I'm a big believer in improvisation in the kitchen (with the possible exception of baking, I've still yet to get the hang of that), and I do it often. During the colder winter months, we will often have what I refer to as Cream of Refrigerator soup. I know that doesn't sound appealing, but it's basically my way of using up the leftover bit of veg and such kicking around the fridge before it goes feral.
This one was the result of miscalculating the amount of cooked beans I would get from the dried amount I had. I needed some beans for last week's minestrone, so threw the remainder of a bag in the oven and ended up with just shy of a metric ton of cooked beans. I didn't want to throw them out, and we couldn't possibly eat our way through them quickly enough.... what to do?
I decided to put them through the food processor, as they were slightly overcooked anyway, let them cool then bundle them into the freezer until I decided what to do with them.
This week I pulled half of the batch out and let it thaw in my stock pot. I also grabbed the last bit of frozen spinach and some leftover sausages I'd cooked for a quiche I made. Everything was already cooked, so all it had to do was warm through, really. I mixed the bean puree with a bit of vegetable stock until it was a thick soup consistency, threw in the spinach and sausage and let it simmer on low for a while. I've never made a bean soup like this before, so I just hoped it would turn out edible.

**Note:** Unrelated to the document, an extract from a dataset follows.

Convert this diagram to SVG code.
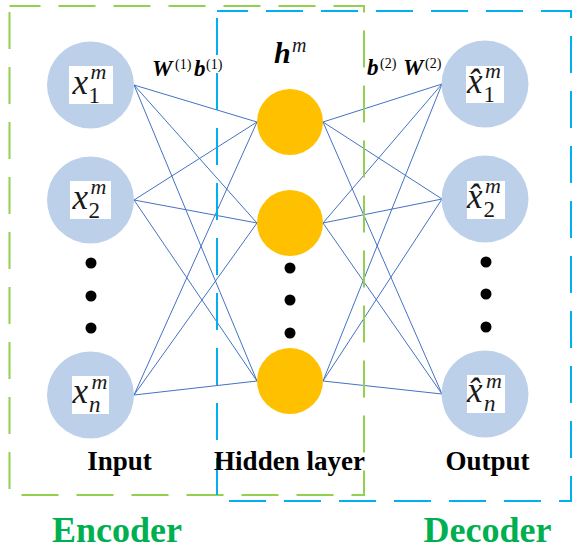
<svg xmlns="http://www.w3.org/2000/svg" width="572" height="551" viewBox="0 0 572 551">
  <style>
    .link { stroke: #4472C4; stroke-width: 1; fill: none; }
    .frame { fill: none; stroke-width: 2; stroke-dasharray: 37 18; stroke-dashoffset: 6; }
    .io { fill: #BDD0E9; }
    .hid { fill: #FFC000; }
    .dot { fill: #000; }
    .pad { fill: #FFFFFF; }
    .math { font-family: "Liberation Serif", "Times New Roman", serif; fill: #1a1a1a; }
    .var { font-style: italic; font-size: 35px; }
    .sub { font-style: normal; font-size: 23px; }
    .subi { font-style: italic; font-size: 23px; }
    .sup { font-style: italic; font-size: 22px; }
    .param { font-family: "Liberation Serif", "Times New Roman", serif; fill: #000; }
    .bi { font-style: italic; font-weight: bold; font-size: 23px; }
    .idx { font-style: normal; font-weight: normal; font-size: 14px; }
    .layer { font-family: "Liberation Serif", "Times New Roman", serif; font-weight: bold; font-size: 27px; fill: #000; text-anchor: middle; }
    .part { font-family: "Liberation Serif", "Times New Roman", serif; font-weight: bold; font-size: 36px; fill: #00B050; text-anchor: middle; }
  </style>

  <!-- weights: input -> hidden -> output -->
  <g id="connectors">
    <g id="encoder-links">
      <line class="link" x1="134" y1="85" x2="257" y2="122"/>
      <line class="link" x1="134" y1="85" x2="257" y2="223"/>
      <line class="link" x1="134" y1="85" x2="257" y2="381"/>
      <line class="link" x1="134" y1="200" x2="257" y2="122"/>
      <line class="link" x1="134" y1="200" x2="257" y2="223"/>
      <line class="link" x1="134" y1="200" x2="257" y2="381"/>
      <line class="link" x1="134" y1="395" x2="257" y2="122"/>
      <line class="link" x1="134" y1="395" x2="257" y2="223"/>
      <line class="link" x1="134" y1="395" x2="257" y2="381"/>
    </g>
    <g id="decoder-links">
      <line class="link" x1="323" y1="122" x2="442" y2="84"/>
      <line class="link" x1="323" y1="122" x2="442" y2="199"/>
      <line class="link" x1="323" y1="122" x2="442" y2="394"/>
      <line class="link" x1="323" y1="223" x2="442" y2="84"/>
      <line class="link" x1="323" y1="223" x2="442" y2="199"/>
      <line class="link" x1="323" y1="223" x2="442" y2="394"/>
      <line class="link" x1="323" y1="381" x2="442" y2="84"/>
      <line class="link" x1="323" y1="381" x2="442" y2="199"/>
      <line class="link" x1="323" y1="381" x2="442" y2="394"/>
    </g>
  </g>

  <!-- encoder / decoder frames -->
  <g id="encoder-frame">
    <path class="frame" stroke="#92D050" d="M9.5 6 H364 V495 H9.5 Z"/>
  </g>
  <g id="decoder-frame">
    <path class="frame" stroke="#00B0F0" d="M217 11 H571 V501 H217 Z"/>
  </g>

  <!-- input layer -->
  <g id="input-1">
    <circle class="io" cx="90.5" cy="85" r="43.5"/>
    <rect class="pad" x="69" y="66" width="44" height="38"/>
    <text class="math"><tspan class="var" x="72.5" y="94">x</tspan><tspan class="sub" x="88.5" y="103">1</tspan><tspan class="sup" x="90.5" y="79">m</tspan></text>
  </g>
  <g id="input-2">
    <circle class="io" cx="90.5" cy="200" r="43.5"/>
    <rect class="pad" x="70" y="181" width="41" height="38"/>
    <text class="math"><tspan class="var" x="72.5" y="209">x</tspan><tspan class="sub" x="88.5" y="218">2</tspan><tspan class="sup" x="90.5" y="194">m</tspan></text>
  </g>
  <g id="input-dots">
    <circle class="dot" cx="91" cy="263" r="5.5"/>
    <circle class="dot" cx="91" cy="296" r="5.5"/>
    <circle class="dot" cx="91" cy="328" r="5.5"/>
  </g>
  <g id="input-n">
    <circle class="io" cx="90.5" cy="395" r="43.5"/>
    <rect class="pad" x="72" y="376" width="37" height="38"/>
    <text class="math"><tspan class="var" x="72.5" y="403">x</tspan><tspan class="subi" x="89" y="412">n</tspan><tspan class="sup" x="91.5" y="389">m</tspan></text>
  </g>

  <!-- hidden layer -->
  <g id="hidden-1">
    <circle class="hid" cx="290" cy="122" r="33"/>
  </g>
  <g id="hidden-2">
    <circle class="hid" cx="290" cy="223" r="33"/>
  </g>
  <g id="hidden-dots">
    <circle class="dot" cx="290" cy="268" r="5.5"/>
    <circle class="dot" cx="290" cy="300" r="5.5"/>
    <circle class="dot" cx="290" cy="333" r="5.5"/>
  </g>
  <g id="hidden-3">
    <circle class="hid" cx="290" cy="381" r="33"/>
  </g>

  <!-- output layer (reconstructions: x with combining circumflex) -->
  <g id="output-1">
    <circle class="io" cx="485" cy="84" r="43.5"/>
    <rect class="pad" x="466" y="66" width="38" height="37"/>
    <text class="math"><tspan class="var" x="467" y="93">x&#x302;</tspan><tspan class="sub" x="483.5" y="102">1</tspan><tspan class="sup" x="485" y="78">m</tspan></text>
  </g>
  <g id="output-2">
    <circle class="io" cx="485" cy="199" r="43.5"/>
    <rect class="pad" x="467" y="181" width="38" height="38"/>
    <text class="math"><tspan class="var" x="467" y="208">x&#x302;</tspan><tspan class="sub" x="483.5" y="217">2</tspan><tspan class="sup" x="485" y="193">m</tspan></text>
  </g>
  <g id="output-dots">
    <circle class="dot" cx="486" cy="262" r="5.5"/>
    <circle class="dot" cx="486" cy="294" r="5.5"/>
    <circle class="dot" cx="486" cy="327" r="5.5"/>
  </g>
  <g id="output-n">
    <circle class="io" cx="485" cy="394" r="43.5"/>
    <rect class="pad" x="467" y="375" width="38" height="38"/>
    <text class="math"><tspan class="var" x="467" y="402">x&#x302;</tspan><tspan class="subi" x="484" y="411">n</tspan><tspan class="sup" x="486" y="388">m</tspan></text>
  </g>

  <!-- parameter labels -->
  <g id="encoder-params">
    <text class="param"><tspan class="bi" x="152" y="76">W</tspan><tspan class="idx" x="175" y="69">(1)</tspan><tspan class="bi" x="194" y="76">b</tspan><tspan class="idx" x="206" y="69">(1)</tspan></text>
  </g>
  <g id="hidden-label">
    <text class="param"><tspan class="bi" x="274" y="63" style="font-size:30px">h</tspan><tspan class="math sup" x="292" y="52" style="font-size:20px">m</tspan></text>
  </g>
  <g id="decoder-params">
    <text class="param"><tspan class="bi" x="367" y="75">b</tspan><tspan class="idx" x="380" y="68">(2)</tspan><tspan class="bi" x="403" y="75">W</tspan><tspan class="idx" x="425" y="68">(2)</tspan></text>
  </g>

  <!-- layer captions -->
  <g id="captions">
    <text class="layer" x="119.5" y="470">Input</text>
    <text class="layer" x="289.5" y="470">Hidden layer</text>
    <text class="layer" x="487.5" y="470">Output</text>
    <text class="part" x="117" y="542">Encoder</text>
    <text class="part" x="487.5" y="542">Decoder</text>
  </g>
</svg>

The resulting soup is probably one of the best ones I've made so far this winter. The beans (white 'navy' beans) were creamy and velvety and gave the illusion of being a cream soup without the use of any dairy (I was thrilled to have stumbled on another weapon in my lactose-free arsenal for B!)). I don't usually like overcooked spinach, especially in soups, but in this soup the chopped spinach gave a nicely subtle flavor and a bit of color, while the sausage added both a lovely bit of fat and flavor as well as some texture. No other ingredients... no salt necessary (the sausage had enough), maybe a sprinkle of pepper, and that's it.
While kitchen improvisation certainly opens you up to inedible and unfortunate dishes, and I've had my share of those, it also offers the chance at stumbling on something you wouldn't have found otherwise. I think this one will be making it into my permanent rotation of recipes!